Другие миры заставили меня заинтересоваться и нашим. От путешествий во времени до палеонтологии – один крошечный шаг, как и от мечей с магией – к мифологии и древней истории. Правда куда необычнее вымысла. Ни один фэнтези-роман не захватил меня так, как история об эволюции человека от протомолекулы до тритона, тупайи, выпускника гуманитарного факультета Оксбриджа и, наконец, до млекопитающего, способного пользоваться орудиями труда.
Слова «эколог» и «перенаселение» я впервые встретил в научной фантастике в конце пятидесятых или начале шестидесятых, задолго до того, как они вошли в моду. Вероятно, Мальтус писал о них и раньше, но в одиннадцать лет не читают Мальтуса. Зато читают Джона Браннера и Гарри Гаррисона, потому что на обложках нарисованы восхитительные космические корабли.
Еще я прочитал слово «неотения», то есть «способность оставаться юным». Это наш, человеческий, способ выживания. Другие животные интересуются миром, живо реагируют на него и умеют играть в детстве, а с возрастом теряют эту способность. А мы как вид ее сохранили. Человечество постоянно сует пальцы в розетку вселенной, чтобы посмотреть, что из этого выйдет. Это нас либо спасет, либо убьет, но именно это и делает нас людьми. И мне больше нравятся люди, заглядывающиеся на Марс, чем те, которые созерцают пупок человечества. Другие миры лучше грязных катышков.
Да, я часто натыкаюсь на мусор. Но у человеческого мозга есть здоровая естественная способность отделять хорошее от плохого. Как при добыче золота: чтобы достать самородок, надо перелопатить тонну грязи. А тот, кто не хочет лезть в грязь, ничего и не найдет. Насколько я понимаю, эскапистская литература помогла мне сбежать в реальный мир.
Давайте не бояться того, что дети читают фэнтези. Это компост для здорового ума. Эти книги развивают любознательность. Возможно, они не так «важны», как другие книги, которые считаются детскими (в основном писателями), но существуют некоторые доказательства того, что богатая и разнообразная внутренняя фантастическая жизнь идет ребенку на пользу, прямо как здоровая почва растению. Примерно по тем же причинам.
Конечно, бывают люди, которые не читают больше ничего другого (хотя в моем опыте фанаты научной фантастики читают очень много разнообразной литературы). Взрослые фанаты могут напугать продавца в книжном магазине – особенно те, кто носит заостренные пластиковые уши. Но такие люди составляют незначительное меньшинство, и они ничуть не более странны, чем, скажем, игроки в гольф.
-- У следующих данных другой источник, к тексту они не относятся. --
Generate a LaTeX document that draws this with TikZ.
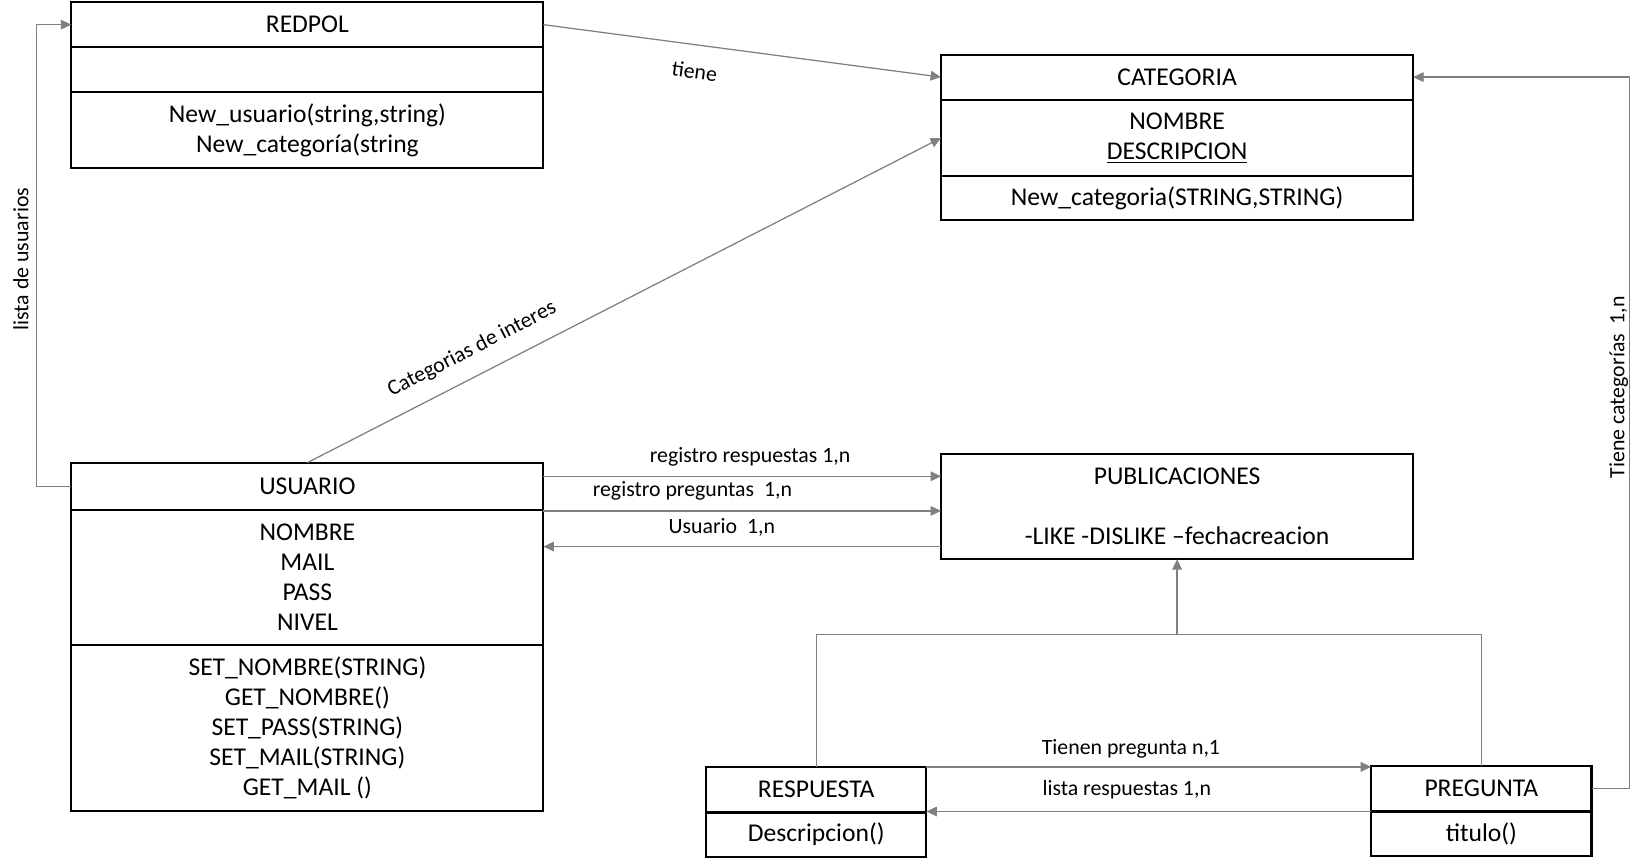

По крайней мере, они поддерживают индустрию на плаву и создают один из лучших на свете путей к чтению.
Фэнтези – отличная диета для растущих душ. В этих книгах есть всё то же самое, что и в жизни. Моральный кодекс, стремление к порядку, а порой и огромные зубастые зеленые твари. Существуют и другие книги, и я надеюсь, что дети, начавшие с фэнтези, доберутся и до них. Так случилось и со мной. Всем нужно с чего-то начинать.
И, кстати, говорите «фэнтези». Не «магический реализм» – это всего лишь фэнтези в костюме и при галстуке, способ сказать «фэнтези, написанное человеком, который учился со мной в университете».
Фэнтези не нуждается в оправданиях, как и его предшественник, волшебная сказка.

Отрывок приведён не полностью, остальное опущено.